I’ve definitely grown in mental toughness throughout each Lent to this point because I’ve had to fight extreme levels of temptation, stood through countless services, and tried really hard not to give in. Regardless, it’s time to prep for the final – and hardest – of any week in the Lenten season: Holy Week.
“They said this fast was 40 days. They lied. And it sucks.”
If you factor in the 6 weeks of actual Lent, plus this week, it totals at 49 days of actual fasting from meat, dairy, and fish. Not to mention that on Good Friday we don’t eat anything. The fact that Lent is actually more than 40 days drains me throughout this week as I count down the days to Pascha and pray for the whole thing to be over. Fast.

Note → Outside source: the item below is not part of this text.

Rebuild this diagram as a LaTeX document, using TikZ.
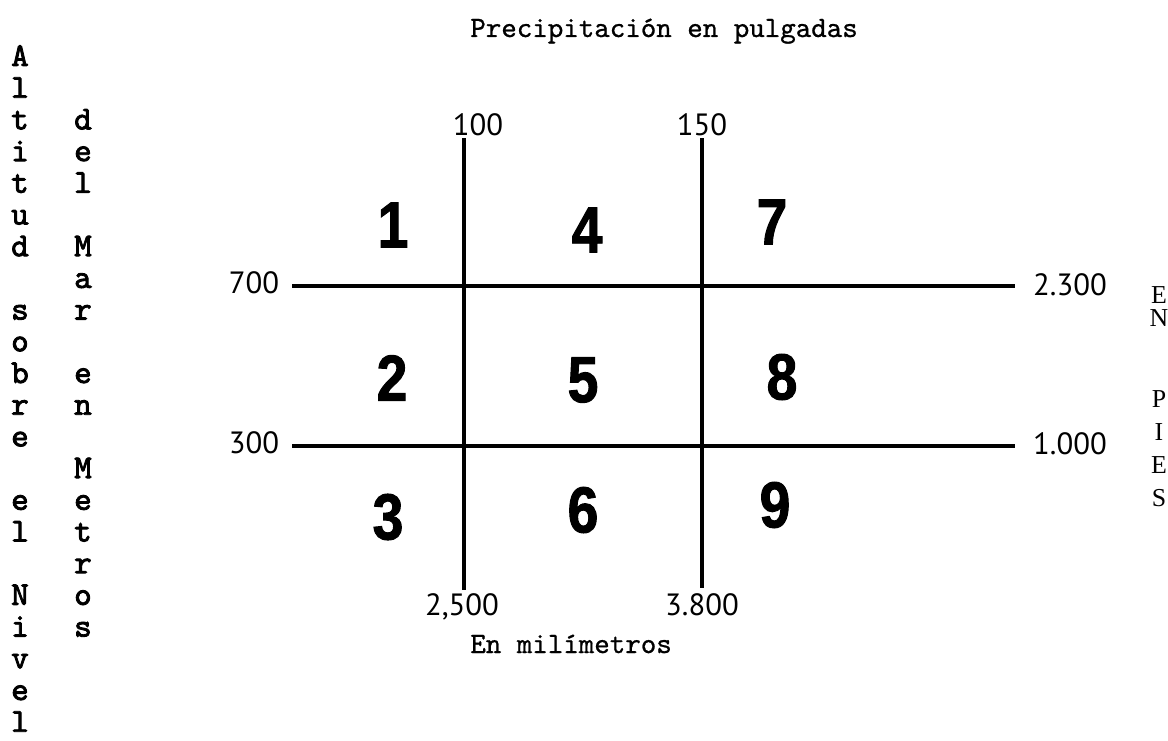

Easter Saturday and Sunday
“I made it! Christ is Risen! It’s a great day! And best of all – MEAT!!!!!!”
This is it. The day I’ve been waiting for. As the Paschal services go on through the weekend, I take a little bit of time to reflect on the whole Lenten journey. Did I make it all the way through without breaking the fast? What did I learn about myself? How did I mentally and spiritually grow?
This is the time for me to synthesize those lessons, learn from the experience, and be happy for the celebration of Easter. Even if I did break the fast, I know that I’ll be accepted into church for this joyous occasion.
And when everything’s over, I chow down on eggs, bacon, and lamb like the hungriest guy on the planet. And usually get sick afterward from eating too much.